Baja Mining (TSXV:BAJ,OTCQB:BAJFF) announced that based on market conditions and other factors the board of directors of the Company has authorized a consolidation of the issued and outstanding common shares of the Company on the basis of one (1) post-consolidation Common Share for every twenty (20) pre-consolidation Common Shares.
Baja Mining (TSXV:BAJ,OTCQB:BAJFF) wishes to announce that further to the approval received from shareholders of the Company at the annual and special meeting (the “Meeting”) held on December 16, 2015, and as described in more detail in the management information circular of the Company dated November 4, 2015, based on market conditions and other factors the board of directors of the Company (the “Board”) has authorized a consolidation of the issued and outstanding common shares of the Company (the “Common Shares”) on the basis of one (1) post-consolidation Common Share for every twenty (20) pre-consolidation Common Shares (the “Consolidation”). In connection with the Consolidation, the Board has also decided to change the Company’s name from “Baja Mining Corp.” to “Camrova Resources Inc.”.
As part of the Consolidation, the approximately 340.2 million Common Shares currently issued and outstanding will be reduced to approximately 17.0 million post-consolidation Common Shares. No fractional shares will be issued under the Consolidation. Each fractional share following the Consolidation that is less than one-half of a share will be cancelled and each fractional share that is at least one-half of a share will be rounded up to the nearest whole share. The exercise or conversion price and the number of shares issuable under any of the Company’s outstanding stock options and convertible instruments will be proportionately adjusted upon completion of the Consolidation. A letter of transmittal will be sent to registered shareholders providing instructions to surrender the certificates evidencing their Common Shares for replacement certificates representing the number of post- consolidation Common Shares to which they are entitled as a result of the Consolidation. Until surrendered, each certificate representing Common Shares prior to the Consolidation will be deemed for all purposes to represent the number of Common Shares to which the holder thereof is entitled as a result of the Consolidation.

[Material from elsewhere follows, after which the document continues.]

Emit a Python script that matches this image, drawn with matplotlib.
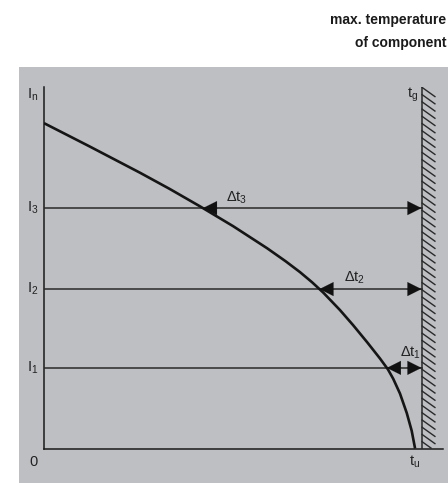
import numpy as np
import matplotlib
matplotlib.use("Agg")
import matplotlib.pyplot as plt
from matplotlib.collections import LineCollection

plt.rcParams['font.family'] = ['Liberation Sans', 'DejaVu Sans']
plt.rcParams['mathtext.fontset'] = 'custom'
plt.rcParams['mathtext.rm'] = 'Liberation Sans'
plt.rcParams['mathtext.it'] = 'Liberation Sans'
plt.rcParams['mathtext.default'] = 'regular'

# ---- data (t in % of t_g, I in % of axis height) ----
curve_t = [0.0, 12.0, 25.4, 33.3, 41.3, 50.1, 59.1, 64.0, 67.8, 71.0, 74.0, 78.4,
           81.9, 85.6, 89.0, 91.1, 92.5, 94.3, 96.1, 97.4, 98.3]
curve_I = [90.0, 83.6, 76.3, 71.8, 67.0, 61.5, 55.4, 51.8, 48.8, 46.0, 43.1, 38.3,
           34.1, 29.4, 24.9, 21.9, 19.3, 15.2, 9.8, 4.9, 0.0]
level_names = ['I$_1$', 'I$_2$', 'I$_3$']
level_values = [22.3, 44.1, 66.5]
delta_names = ['Δt$_1$', 'Δt$_2$', 'Δt$_3$']
delta_label_t = [97.0, 82.4, 51.1]
delta_label_I = [26.4, 47.2, 69.3]
t_g = 100.0
t_u = 98.3
I_top = 100.0
I_n_label = 97.8
title_lines = ['max. temperature', 'of component']

W, H = 448, 483
fig = plt.figure(figsize=(W / 100, H / 100), dpi=100)

# gray panel (background axes)
bg = fig.add_axes([19 / W, 0, (W - 19) / W, (H - 67) / H], zorder=-5)
bg.set_facecolor('#bebfc3')
bg.set_xticks([])
bg.set_yticks([])
for s in bg.spines.values():
    s.set_visible(False)

x0, x1 = 44, 443
y_top, y_bot = 87, 448.5
ax = fig.add_axes([x0 / W, (H - y_bot) / H, (x1 - x0) / W, (y_bot - y_top) / H], zorder=1)
ax.set_facecolor('none')
px_per_t = 377.5 / 100.0
ax.set_xlim(0, (x1 - x0) / px_per_t)
ax.set_ylim(0, I_top)
for s in ['top', 'right']:
    ax.spines[s].set_visible(False)
for s in ['left', 'bottom']:
    ax.spines[s].set_linewidth(1.1)
    ax.spines[s].set_color('#1a1a1a')
ax.set_xticks([])
ax.set_yticks([])

# wall with hatching
ax.plot([t_g, t_g], [0, I_top], color='#2a2a2a', lw=1.1, zorder=3)
segs = []
dx, dy = 14 / px_per_t, 10 / 3.615
for y in np.arange(I_top, 0, -2.0):
    ye = y - dy
    xe = t_g + dx
    if ye < 0:
        frac = y / dy
        ye = 0
        xe = t_g + dx * frac
    segs.append([(t_g, y), (xe, ye)])
ax.add_collection(LineCollection(segs, colors='#2a2a2a', linewidths=1.0, zorder=3))

# curve
ax.plot(curve_t, curve_I, color='#151515', lw=1.9, zorder=4,
        solid_joinstyle='round', solid_capstyle='butt')

# levels with arrows
rev_I = curve_I[::-1]
rev_t = curve_t[::-1]
for name, lev, dname, lt, li in zip(level_names, level_values, delta_names,
                                    delta_label_t, delta_label_I):
    ax.plot([0, t_g], [lev, lev], color='#2a2a2a', lw=1.1, zorder=3)
    tc = float(np.interp(lev, rev_I, rev_t))
    aprops = dict(arrowstyle='-|>,head_length=1.0,head_width=0.5', color='#111111',
                  lw=0.1, shrinkA=0, shrinkB=0, mutation_scale=10)
    ax.annotate('', xy=(tc, lev), xytext=(tc + 4, lev), arrowprops=aprops, zorder=5)
    ax.annotate('', xy=(t_g, lev), xytext=(t_g - 4, lev), arrowprops=aprops, zorder=5)
    ax.text(-2.9, lev, name, ha='center', va='center', fontsize=10.5, color='#222222')
    ax.text(lt, li, dname, ha='center', va='center', fontsize=10.5, color='#222222')

ax.text(-2.9, I_n_label, 'I$_n$', ha='center', va='center', fontsize=10.5, color='#222222')
ax.text(-2.9, -3.7, '0', ha='center', va='center', fontsize=10.5, color='#222222')
ax.text(t_u, -3.7, 't$_u$', ha='center', va='center', fontsize=10.5, color='#222222')
ax.text(t_g - 2.3, I_n_label, 't$_g$', ha='center', va='center', fontsize=10.5, color='#222222')

# title
for i, line in enumerate(title_lines):
    fig.text(446 / W, 1 - (20 + 23 * i) / H, line, ha='right', va='center',
             fontsize=10, fontweight='bold',
             family=['Liberation Sans Narrow', 'Liberation Sans', 'DejaVu Sans'],
             color='#1a1a1a')

fig.savefig('out.png', dpi=100)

The Consolidation is subject to the approval of the TSX Venture Exchange (the “TSXV”) and the pre- consolidation Common Shares will continue to be traded on the TSXV under the current trading symbol “BAJ” until the effective date of the Consolidation and name change. Upon receipt of TSXV approval for the Consolidation, the Company will provide further details, including the effective date of the Consolidation and name change, and the commencement date for trading of the Common Shares on a post-consolidated basis under the Company’s new name and trading symbol.
About Baja Mining
Baja Mining Corp. is a Canadian mining company. Baja, through Minera y Metalurgica del Boleo S.A.P.I. de C.V. (MMB), currently owns a 10% interest in the Boleo copper-cobalt-zinc-manganese project located in Baja California Sur, Mexico. The Boleo project is producing copper, cobalt and zinc and the commissioning phase of the processing plant has been declared competed. The Company is working to identify and evaluate alternative project opportunities that are consistent with its technical expertise and have the potential for near-term generation of cash flow or value creation.
Neither TSX Venture Exchange nor its Regulation Services Provider (as that term is defined in policies of the TSX Venture Exchange) accepts responsibility for the adequacy or accuracy of this release.
CAUTIONARY NOTE REGARDING FORWARD LOOKING STATEMENTS: This press release contains forward-looking statements or forward-looking information (forward-looking statements). These statements can be identified by expressions of belief, expectation or intention, as well as those statements that are not historical fact. Forward-looking statements involve a number of risks, uncertainties and assumptions that could cause actual results or events to differ materially from those expressed or implied by the forward-looking statements. Forward-looking statements contained in this press release are based on our current estimates, expectations and projections, which the Company believes are reasonable as of the current date. Actual results could differ materially from those anticipated or implied in the forward-looking statements and as a result undue reliance should not be placed on forward-looking statements. Additional risks and uncertainties can be found in the Company’s reporting documents filed on SEDAR (www.sedar.com), including its Management Discussion and Analysis. Forward-looking statements are given only as at the date of this press release and the Company disclaims any obligation to update or revise the forward-looking statements, whether as a result of new information, future events or otherwise, except as required by law.